Likierman gives the five most common pitfalls in performance measurement:

  1. Measurements involving yourself. It does not matter whether you perform better than the plan or have stayed within budget, but that you perform better than the competition. Always compare your performance to benchmarks within the organization.
  2. Looking back: it does not matter whether this year’s figures were better than last year’s. A performance measurement system should tell you whether your decisions in the near future will be of any help. This means you need to look for gauges that will determine tomorrow’s profit (instead of those that measure yesterday’s or today’s).

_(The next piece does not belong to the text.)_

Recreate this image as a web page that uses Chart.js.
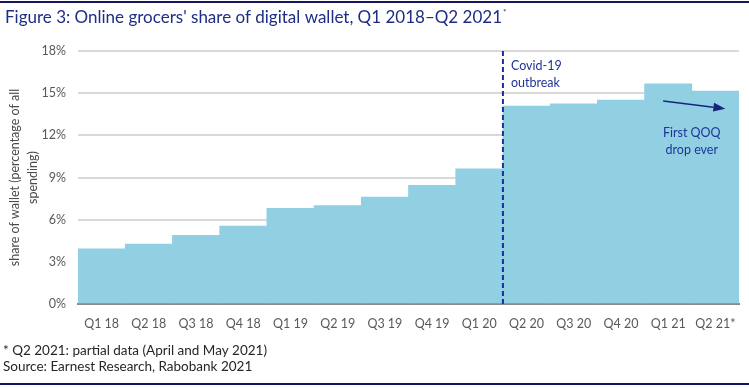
<!DOCTYPE html>
<html>
<head>
<meta charset="utf-8">
<script src="https://cdn.jsdelivr.net/npm/chart.js@4"></script>
<style>
  html, body { margin: 0; padding: 0; background: #ffffff; }
  #wrap { width: 749px; height: 388px; position: relative; }
</style>
</head>
<body>
<div id="wrap"><canvas id="c" width="749" height="388"></canvas></div>
<script>
// ---- data ----
const categories = ['Q1 18', 'Q2 18', 'Q3 18', 'Q4 18', 'Q1 19', 'Q2 19', 'Q3 19', 'Q4 19', 'Q1 20', 'Q2 20', 'Q3 20', 'Q4 20', 'Q1 21', 'Q2 21*'];
const shareOfWallet = [3.93, 4.27, 4.88, 5.54, 6.8, 7.0, 7.61, 8.45, 9.61, 14.08, 14.24, 14.5, 15.66, 15.15];
const yTickValues = [0, 3, 6, 9, 12, 15, 18];
const titleText = "Figure 3: Online grocers' share of digital wallet, Q1 2018\u2013Q2 2021";
const yAxisTitle = ['share of wallet (percentage of all', 'spending)'];
const footnotes = ['* Q2 2021: partial data (April and May 2021)', 'Source: Earnest Research, Rabobank 2021'];
const covidIndex = 9;          // first category after the outbreak
const covidLabel = ['Covid-19', 'outbreak'];
const dropLabel = ['First QOQ', 'drop ever'];

const FONT = 'Lato, "Open Sans", sans-serif';

const decor = {
  id: 'decor',
  beforeDraw(chart) {
    const ctx = chart.ctx;
    ctx.save();
    ctx.fillStyle = '#ffffff';
    ctx.fillRect(0, 0, chart.width, chart.height);
    // frame lines
    ctx.fillStyle = '#16165c';
    ctx.fillRect(0, 1, chart.width, 2);
    ctx.fillRect(0, 383, chart.width, 2);
    // title
    ctx.fillStyle = '#1d2e84';
    ctx.font = '17px ' + FONT;
    ctx.textBaseline = 'middle';
    ctx.textAlign = 'left';
    ctx.fillText(titleText, 5, 18);
    const tw = ctx.measureText(titleText).width;
    ctx.font = '8px ' + FONT;
    ctx.fillText('*', 5 + tw + 1, 12);
    // footnotes
    ctx.fillStyle = '#262626';
    ctx.font = '13.5px ' + FONT;
    ctx.fillText(footnotes[0], 3, 351);
    ctx.fillText(footnotes[1], 3, 367);
    // y axis title
    const ca = chart.chartArea;
    ctx.fillStyle = '#4a4a4a';
    ctx.font = '12.5px ' + FONT;
    ctx.textAlign = 'center';
    ctx.translate(24, (ca.top + ca.bottom) / 2);
    ctx.rotate(-Math.PI / 2);
    ctx.fillText(yAxisTitle[0], 0, -9);
    ctx.fillText(yAxisTitle[1], 0, 9);
    ctx.restore();
  },
  afterDatasetsDraw(chart) {
    const ctx = chart.ctx;
    const xs = chart.scales.x, ys = chart.scales.y;
    const ca = chart.chartArea;
    ctx.save();
    // dashed covid line between categories
    const xd = (xs.getPixelForValue(covidIndex - 1) + xs.getPixelForValue(covidIndex)) / 2;
    ctx.strokeStyle = '#1a2ea0';
    ctx.lineWidth = 2;
    ctx.setLineDash([5, 3]);
    ctx.beginPath();
    ctx.moveTo(xd, ca.top);
    ctx.lineTo(xd, ca.bottom);
    ctx.stroke();
    ctx.setLineDash([]);
    // covid label
    ctx.fillStyle = '#1f3596';
    ctx.font = '12.5px ' + FONT;
    ctx.textBaseline = 'middle';
    ctx.textAlign = 'left';
    ctx.fillText(covidLabel[0], xd + 8, ys.getPixelForValue(16.9));
    ctx.fillText(covidLabel[1], xd + 8, ys.getPixelForValue(15.7));
    // drop arrow
    const n = categories.length;
    const xa = xs.getPixelForValue(n - 2) - 5;
    const xb = xs.getPixelForValue(n - 1) + 10;
    const ya = ys.getPixelForValue(14.45);
    const yb = ys.getPixelForValue(13.9);
    ctx.strokeStyle = '#1a237e';
    ctx.fillStyle = '#1a237e';
    ctx.lineWidth = 1.5;
    const ang = Math.atan2(yb - ya, xb - xa);
    const hl = 12, hw = 4.5;
    const bx = xb - hl * Math.cos(ang), by = yb - hl * Math.sin(ang);
    ctx.beginPath();
    ctx.moveTo(xa, ya);
    ctx.lineTo(bx, by);
    ctx.stroke();
    ctx.beginPath();
    ctx.moveTo(xb, yb);
    ctx.lineTo(bx + hw * Math.sin(ang), by - hw * Math.cos(ang));
    ctx.lineTo(bx - hw * Math.sin(ang), by + hw * Math.cos(ang));
    ctx.closePath();
    ctx.fill();
    // drop label
    const xc = (xs.getPixelForValue(n - 2) + xs.getPixelForValue(n - 1)) / 2;
    ctx.fillStyle = '#1f3596';
    ctx.textAlign = 'center';
    ctx.fillText(dropLabel[0], xc, ys.getPixelForValue(12.2));
    ctx.fillText(dropLabel[1], xc, ys.getPixelForValue(10.95));
    ctx.restore();
  }
};

new Chart(document.getElementById('c'), {
  type: 'bar',
  data: {
    labels: categories,
    datasets: [{
      data: shareOfWallet,
      backgroundColor: '#91cfe2',
      borderWidth: 0,
      barPercentage: 1.0,
      categoryPercentage: 1.0
    }]
  },
  options: {
    responsive: false,
    animation: false,
    devicePixelRatio: 1,
    layout: { padding: { top: 51, right: 10, left: 0, bottom: 0 } },
    plugins: { legend: { display: false }, title: { display: false }, tooltip: { enabled: false } },
    scales: {
      x: {
        grid: { display: false, drawTicks: false },
        border: { display: true, color: '#8a8a8a', width: 2 },
        ticks: { color: '#595959', font: { family: FONT, size: 12.5 }, padding: 12, maxRotation: 0, autoSkip: false },
        afterFit(scale) { scale.height = 84; }
      },
      y: {
        min: 0, max: 18,
        afterBuildTicks(scale) { scale.ticks = yTickValues.map(v => ({ value: v })); },
        grid: { color: '#d9d9d9', lineWidth: 2, drawTicks: false },
        border: { display: false },
        ticks: { color: '#595959', font: { family: FONT, size: 12.5 }, padding: 12, callback: v => v + '%' },
        afterFit(scale) { scale.width = 78; }
      }
    }
  },
  plugins: [decor]
});
</script>
</body>
</html>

  3. Blindly trusting figures. The problem is that ‘figure-driven’ managers often produce low quality data. Numbers never tell the whole story, often produce a distorted picture of situations and are vulnerable – intentionally or otherwise – to influence (such as how the figures are compiled).
  4. Numbers can be manipulated. It is virtually a daily occurrence in business life and virtually unavoidable: once you have chosen a certain metric, you invite people to manipulate it. It is better to accept this as a fact than to act as if it were otherwise. It helps to work with a variety of gauges. It also helps to link bonuses less strongly to attaining budgets and performance standards. After all, managers can manipulate these in all kinds of ways to make themselves look good.
  5. Holding onto metrics for too long: the development phases and circumstances within a company change, so the gauges – metrics – must change with them. Be very precise about what you want to measure, be explicit about which metrics measure that, and make sure everyone is clear about this.